You must not execute any input/output functions in any part of the submitted source code.

Constraints

• $1 \le N \le 250,000$
• $0 \le M \le 250,000$
• $1 \le Q \le 250,000$
• $1 \le R1[i].first \le R2[i].first \le 250,000$
• $1 \le R1[i].second \le R2[i].second \le 250,000$
• $0 \le V[i] \le 7$
• $1 \le I[i] \le N$
• $1 \le D[i] \le 250,000$
• The coordinate values on the screen are between 1 and 250,000. The coordinates of all pixels contained in any rectangle are always within this range. This is also satisfied after the movement occurs. The pixels given as queries also satisfy this condition.
• The value of the rectangle movement direction V[i] is 0 (East), 1 (North-East), 2 (North), 3 (North-West), 4 (West), 5 (South-West), 6 (South), 7 (South-East).

Subtasks

1. (8 points) $N \le 100, M = 0$
2. (8 points) $M = 0$
3. (11 points) $M \le 100$
4. (13 points) $V[i] \in \{0, 2, 4, 6\}$ ($0 \le i \le M - 1$). That is, the rectangles only move vertically or horizontally.
5. (12 points) $R1[i] = R2[i]$ ($0 \le i \le N - 1$)
6. (48 points) No additional constraints.

Sample Grader

The sample grader reads input in the following format:

• Line 1: $N \ M \ Q$
• Line $1 + i$ ($1 \le i \le N$): R1[i-1].first R1[i-1].second R2[i-1].first R2[i-1].second
• Line $1 + N + i$ ($1 \le i \le M$): V[i-1] I[i-1] D[i-1]
• Line $1 + N + M + i$ ($1 \le i \le Q$): P[i-1].first P[i-1].second

The sample grader outputs:

• Line $i$ ($1 \le i \le Q$): The $i$-th element of the array returned by the count_enclosing_rectangle function.

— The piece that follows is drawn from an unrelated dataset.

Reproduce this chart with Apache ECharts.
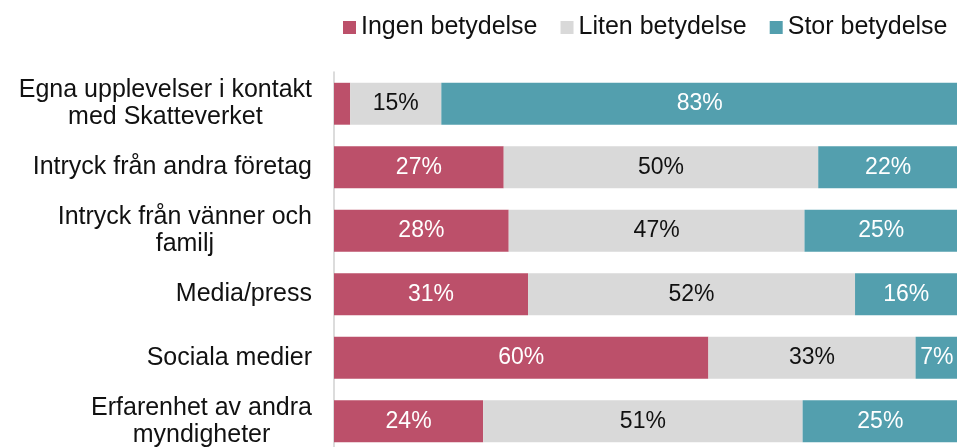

Note that the sample grader may differ from the actual grader used for evaluation.

Examples

Input 1

3 3 4
1 1 2 2
3 3 4 4
4 1 6 2
1 1 2
6 2 2
2 3 3
3 3
4 3
3 2
5 3

Output 1

4
5
3
2

Note

In this example, a total of 7 rectangles are created from 3 movements of 3 rectangles. Therefore, a total of 10 rectangles remain in the end. Pixel $(3, 3)$ is contained in 2 rectangles created by rectangle 1 and 2 rectangles created by rectangle 2, for a total of 4 rectangles. Note that here, the third rectangle of rectangle 1's movement and rectangle 2 are rectangles that contain the same area, but they are considered separate rectangles.